İşçilerin geneli fabrikada 20-25 yıllık çalışan, ömürlerinin yarısını bu mesleğe bu firmayı vermişler. İşçiler, bu saatten sonra farklı bir iş ve meslekte çalışmanın kendileri için imkânsız olduğunu söylemekteler. Temel talepleri, insanca bir yaşam sürmek olan işçilerin, ömürlerini harcamış oldukları işlerine geri dönmek istedikleri bu firmada, ürettikleri ayakkabılardan sadece 3 tanesinin fiyatına denk gelen maaş taleplerinin yerine getirilmesi ve artık bu haksızlıkların devam etmemesi için sendikalaşmaya izin verilmesidir. Bu süreçte iş yerinde çalıştıkları zamanlarda birbirlerine selam vermeyen fakat yaşanan bu gelişmeler sonrasında çok iyi dostluklar kurduklarını, direniş kültürünün ne olduğunun farkına vardıklarını, kurdukları çadırın kendileri için bir okul haline dönüştüğünü de ifade ediyorlar.
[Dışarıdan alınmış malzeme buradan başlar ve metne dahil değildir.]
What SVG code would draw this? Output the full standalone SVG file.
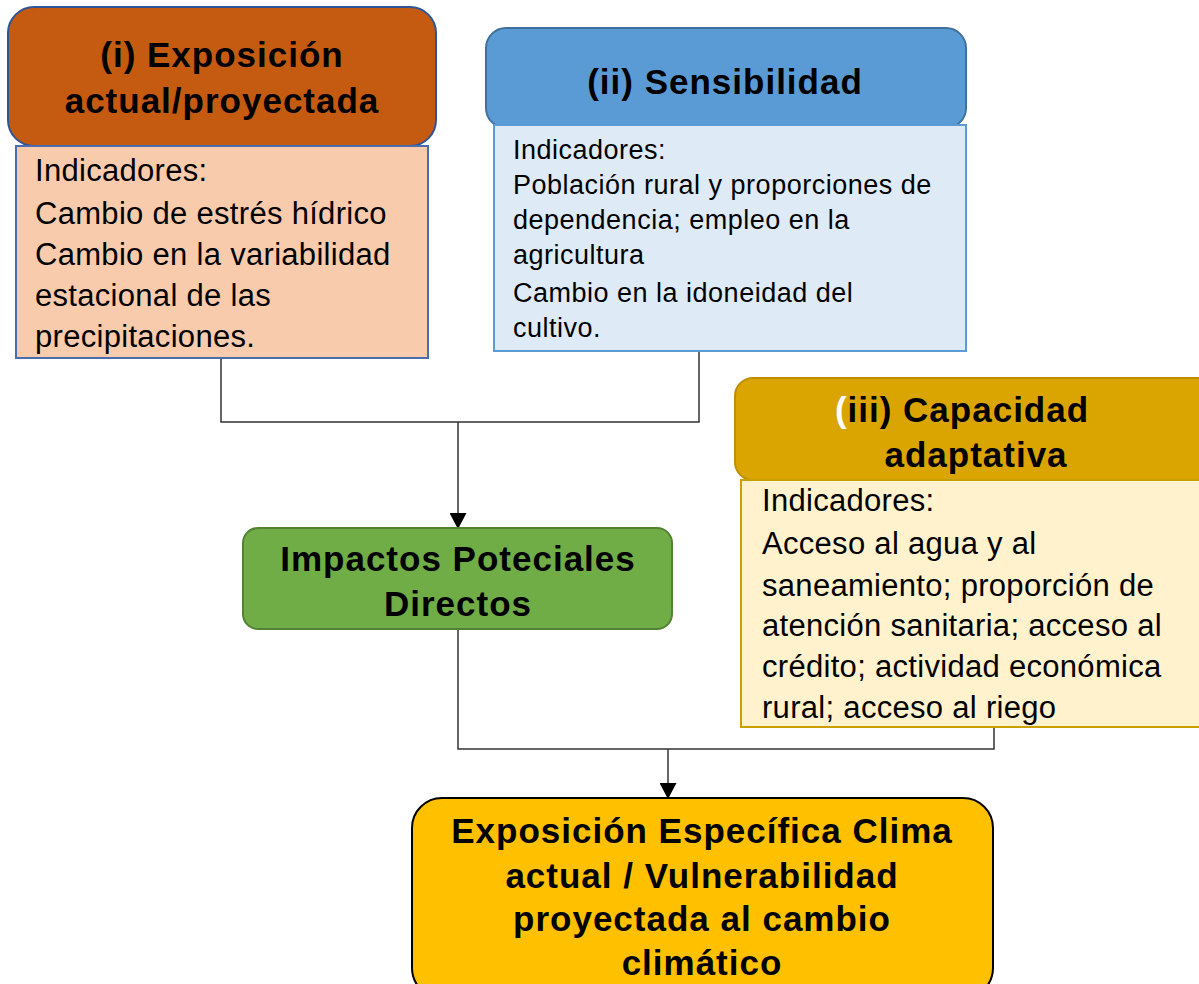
<svg xmlns="http://www.w3.org/2000/svg" width="1199" height="984" viewBox="0 0 1199 984">
<defs>
<marker id="arr" markerWidth="16" markerHeight="17" refX="16" refY="8.5" orient="auto" markerUnits="userSpaceOnUse" viewBox="0 0 16 17">
<path d="M0,0 L16,8.5 L0,17 Z" fill="#000"/>
</marker>
</defs>
<style>
.h{font-family:"Liberation Sans",Arial,sans-serif;font-weight:bold;font-size:35px;letter-spacing:1px;fill:#000;text-anchor:middle}
.b{font-family:"Liberation Sans",Arial,sans-serif;font-size:31px;letter-spacing:0.3px;fill:#000}
.b2{font-family:"Liberation Sans",Arial,sans-serif;font-size:27px;letter-spacing:0.5px;fill:#000}
.c{fill:none;stroke:#333;stroke-width:1.5}
</style>
<rect width="1199" height="984" fill="#fff"/>
<g id="connectors">
<polyline class="c" points="221,358 221,422 699,422 699,351"/>
<line class="c" x1="458" y1="422" x2="458" y2="529" stroke="#000" marker-end="url(#arr)"/>
<polyline class="c" points="458,629 458,749 994,749 994,727"/>
<line class="c" x1="668" y1="749" x2="668" y2="799" stroke="#000" marker-end="url(#arr)"/>
</g>
<g id="exposicion">
<rect x="8" y="7" width="428" height="139" rx="26" fill="#C55A11" stroke="#2F5597" stroke-width="2"/>
<rect x="16" y="146" width="412" height="212" fill="#F8CBAD" stroke="#4A6DAF" stroke-width="2"/>
<text class="h" x="222" y="67">(i) Exposición</text>
<text class="h" x="222" y="113">actual/proyectada</text>
<text class="b" x="35" y="181">Indicadores:</text>
<text class="b" x="35" y="224">Cambio de estrés hídrico</text>
<text class="b" x="35" y="265">Cambio en la variabilidad</text>
<text class="b" x="35" y="306">estacional de las</text>
<text class="b" x="35" y="347">precipitaciones.</text>
</g>
<g id="sensibilidad">
<rect x="486" y="28" width="480" height="100" rx="20" fill="#5B9BD5" stroke="#41719C" stroke-width="2"/>
<rect x="494" y="125" width="472" height="226" fill="#DEEBF7" stroke="#5B9BD5" stroke-width="2"/>
<text class="h" x="725" y="94">(ii) Sensibilidad</text>
<text class="b2" x="513" y="159">Indicadores:</text>
<text class="b2" x="513" y="194">Población rural y proporciones de</text>
<text class="b2" x="513" y="229">dependencia; empleo en la</text>
<text class="b2" x="513" y="264">agricultura</text>
<text class="b2" x="513" y="302">Cambio en la idoneidad del</text>
<text class="b2" x="513" y="337">cultivo.</text>
</g>
<g id="capacidad">
<rect x="735" y="378" width="490" height="102" rx="18" fill="#DAA500" stroke="#BF9000" stroke-width="2"/>
<rect x="741" y="480" width="480" height="247" fill="#FFF2CC" stroke="#C9A000" stroke-width="2"/>
<text class="h" x="962" y="422"><tspan fill="#fff">(</tspan>iii) Capacidad</text>
<text class="h" x="976" y="467">adaptativa</text>
<text class="b" x="762" y="511">Indicadores:</text>
<text class="b" x="762" y="554">Acceso al agua y al</text>
<text class="b" x="762" y="596">saneamiento; proporción de</text>
<text class="b" x="762" y="636">atención sanitaria; acceso al</text>
<text class="b" x="762" y="677">crédito; actividad económica</text>
<text class="b" x="762" y="718">rural; acceso al riego</text>
</g>
<g id="impactos">
<rect x="243" y="528" width="429" height="101" rx="15" fill="#70AD47" stroke="#548235" stroke-width="2"/>
<text class="h" x="458" y="571">Impactos Poteciales</text>
<text class="h" x="458" y="616">Directos</text>
</g>
<g id="vulnerabilidad">
<rect x="412" y="798" width="581" height="200" rx="30" fill="#FFC000" stroke="#000" stroke-width="2"/>
<text class="h" x="702" y="843">Exposición Específica Clima</text>
<text class="h" x="702" y="888">actual / Vulnerabilidad</text>
<text class="h" x="702" y="931">proyectada al cambio</text>
<text class="h" x="702" y="975">climático</text>
</g>
</svg>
Her geçtiğimiz gün daha da azgınlaşan sermaye sahiplerini insafa çağırıyor, emekten ve adaletten yana kim varsa kim direniyorsa onların yanında yer alacağımızı, ne Togo işçilerini ne de kendi temel hakları doğrultusunda mücadele eden işçileri hiçbir zaman yalnız bırakmayacağımızı buradan açık bir şekilde deklare ediyor ve direniş birlikteliğinin kendileri için bir okul olduğunu söyleyen işçilerin direnişini selamlıyor, “Direnen Togo İşçileri Kazanacaktır.’’ diyoruz.